▸ **What the task asks**: Copy the lines below as they are; omit the images they contain.

▸ **Dataset excerpt**:

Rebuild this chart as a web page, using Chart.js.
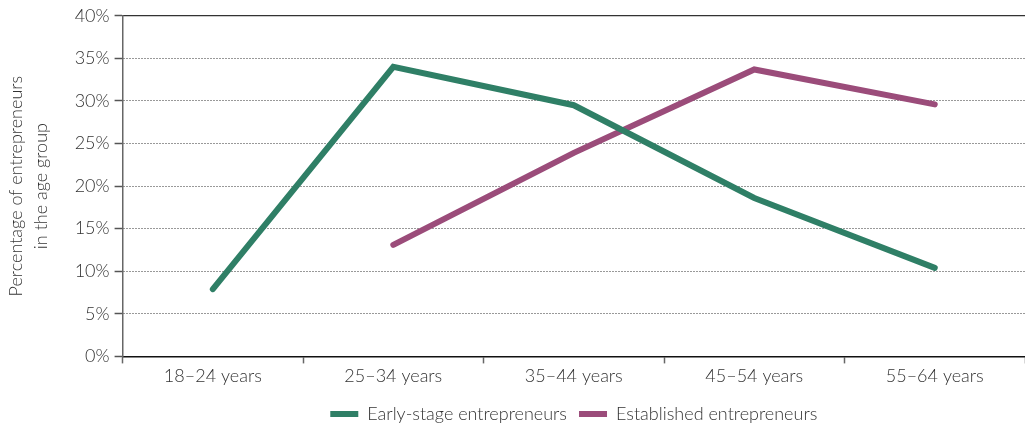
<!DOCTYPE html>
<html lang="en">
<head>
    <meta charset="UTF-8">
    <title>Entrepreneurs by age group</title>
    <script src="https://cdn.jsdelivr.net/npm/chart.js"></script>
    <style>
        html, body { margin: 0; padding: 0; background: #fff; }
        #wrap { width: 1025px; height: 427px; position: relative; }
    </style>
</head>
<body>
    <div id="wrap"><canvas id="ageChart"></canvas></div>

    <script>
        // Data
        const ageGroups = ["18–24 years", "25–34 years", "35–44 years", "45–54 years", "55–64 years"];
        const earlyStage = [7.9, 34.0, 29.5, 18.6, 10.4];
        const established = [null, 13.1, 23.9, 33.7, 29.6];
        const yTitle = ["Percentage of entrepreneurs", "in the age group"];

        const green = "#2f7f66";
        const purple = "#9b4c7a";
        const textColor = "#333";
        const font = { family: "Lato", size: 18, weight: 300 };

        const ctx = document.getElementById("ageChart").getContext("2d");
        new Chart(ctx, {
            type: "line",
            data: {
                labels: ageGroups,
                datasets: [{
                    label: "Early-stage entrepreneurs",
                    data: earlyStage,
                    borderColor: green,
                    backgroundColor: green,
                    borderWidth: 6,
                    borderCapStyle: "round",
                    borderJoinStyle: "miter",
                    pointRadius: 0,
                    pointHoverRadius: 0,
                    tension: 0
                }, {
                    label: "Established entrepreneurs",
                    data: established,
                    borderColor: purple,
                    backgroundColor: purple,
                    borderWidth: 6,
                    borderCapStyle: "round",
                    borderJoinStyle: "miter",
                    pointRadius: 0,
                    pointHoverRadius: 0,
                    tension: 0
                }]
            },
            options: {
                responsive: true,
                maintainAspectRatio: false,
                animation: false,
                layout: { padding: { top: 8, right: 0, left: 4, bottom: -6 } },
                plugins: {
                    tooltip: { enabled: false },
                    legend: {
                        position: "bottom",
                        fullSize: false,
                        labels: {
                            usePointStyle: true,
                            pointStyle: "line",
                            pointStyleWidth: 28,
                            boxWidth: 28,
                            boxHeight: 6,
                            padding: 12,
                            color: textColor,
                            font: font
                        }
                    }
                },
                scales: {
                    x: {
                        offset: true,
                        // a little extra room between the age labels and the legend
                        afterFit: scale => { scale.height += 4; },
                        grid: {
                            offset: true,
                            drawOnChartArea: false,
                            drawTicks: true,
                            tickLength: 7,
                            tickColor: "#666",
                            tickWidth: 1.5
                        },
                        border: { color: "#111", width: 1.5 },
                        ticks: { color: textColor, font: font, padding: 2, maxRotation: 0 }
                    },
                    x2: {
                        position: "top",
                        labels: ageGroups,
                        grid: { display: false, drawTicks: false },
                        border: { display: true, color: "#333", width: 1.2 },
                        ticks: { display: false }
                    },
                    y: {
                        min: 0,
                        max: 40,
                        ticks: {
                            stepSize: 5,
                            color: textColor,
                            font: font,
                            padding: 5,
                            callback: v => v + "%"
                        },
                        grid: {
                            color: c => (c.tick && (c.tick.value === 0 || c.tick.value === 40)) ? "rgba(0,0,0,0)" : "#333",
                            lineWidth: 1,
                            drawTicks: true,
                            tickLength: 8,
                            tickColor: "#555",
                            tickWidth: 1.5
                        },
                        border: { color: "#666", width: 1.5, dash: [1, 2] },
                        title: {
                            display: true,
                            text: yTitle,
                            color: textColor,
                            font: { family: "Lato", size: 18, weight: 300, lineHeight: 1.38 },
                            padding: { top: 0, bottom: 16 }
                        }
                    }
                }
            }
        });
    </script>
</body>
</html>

▸ **Task solution**:
Rebuild this chart as a web page, using Chart.js.
<!DOCTYPE html>
<html lang="en">
<head>
    <meta charset="UTF-8">
    <title>Entrepreneurs by age group</title>
    <script src="https://cdn.jsdelivr.net/npm/chart.js"></script>
    <style>
        html, body { margin: 0; padding: 0; background: #fff; }
        #wrap { width: 1025px; height: 427px; position: relative; }
    </style>
</head>
<body>
    <div id="wrap"><canvas id="ageChart"></canvas></div>

    <script>
        // Data
        const ageGroups = ["18–24 years", "25–34 years", "35–44 years", "45–54 years", "55–64 years"];
        const earlyStage = [7.9, 34.0, 29.5, 18.6, 10.4];
        const established = [null, 13.1, 23.9, 33.7, 29.6];
        const yTitle = ["Percentage of entrepreneurs", "in the age group"];

        const green = "#2f7f66";
        const purple = "#9b4c7a";
        const textColor = "#333";
        const font = { family: "Lato", size: 18, weight: 300 };

        const ctx = document.getElementById("ageChart").getContext("2d");
        new Chart(ctx, {
            type: "line",
            data: {
                labels: ageGroups,
                datasets: [{
                    label: "Early-stage entrepreneurs",
                    data: earlyStage,
                    borderColor: green,
                    backgroundColor: green,
                    borderWidth: 6,
                    borderCapStyle: "round",
                    borderJoinStyle: "miter",
                    pointRadius: 0,
                    pointHoverRadius: 0,
                    tension: 0
                }, {
                    label: "Established entrepreneurs",
                    data: established,
                    borderColor: purple,
                    backgroundColor: purple,
                    borderWidth: 6,
                    borderCapStyle: "round",
                    borderJoinStyle: "miter",
                    pointRadius: 0,
                    pointHoverRadius: 0,
                    tension: 0
                }]
            },
            options: {
                responsive: true,
                maintainAspectRatio: false,
                animation: false,
                layout: { padding: { top: 8, right: 0, left: 4, bottom: -6 } },
                plugins: {
                    tooltip: { enabled: false },
                    legend: {
                        position: "bottom",
                        fullSize: false,
                        labels: {
                            usePointStyle: true,
                            pointStyle: "line",
                            pointStyleWidth: 28,
                            boxWidth: 28,
                            boxHeight: 6,
                            padding: 12,
                            color: textColor,
                            font: font
                        }
                    }
                },
                scales: {
                    x: {
                        offset: true,
                        // a little extra room between the age labels and the legend
                        afterFit: scale => { scale.height += 4; },
                        grid: {
                            offset: true,
                            drawOnChartArea: false,
                            drawTicks: true,
                            tickLength: 7,
                            tickColor: "#666",
                            tickWidth: 1.5
                        },
                        border: { color: "#111", width: 1.5 },
                        ticks: { color: textColor, font: font, padding: 2, maxRotation: 0 }
                    },
                    x2: {
                        position: "top",
                        labels: ageGroups,
                        grid: { display: false, drawTicks: false },
                        border: { display: true, color: "#333", width: 1.2 },
                        ticks: { display: false }
                    },
                    y: {
                        min: 0,
                        max: 40,
                        ticks: {
                            stepSize: 5,
                            color: textColor,
                            font: font,
                            padding: 5,
                            callback: v => v + "%"
                        },
                        grid: {
                            color: c => (c.tick && (c.tick.value === 0 || c.tick.value === 40)) ? "rgba(0,0,0,0)" : "#333",
                            lineWidth: 1,
                            drawTicks: true,
                            tickLength: 8,
                            tickColor: "#555",
                            tickWidth: 1.5
                        },
                        border: { color: "#666", width: 1.5, dash: [1, 2] },
                        title: {
                            display: true,
                            text: yTitle,
                            color: textColor,
                            font: { family: "Lato", size: 18, weight: 300, lineHeight: 1.38 },
                            padding: { top: 0, bottom: 16 }
                        }
                    }
                }
            }
        });
    </script>
</body>
</html>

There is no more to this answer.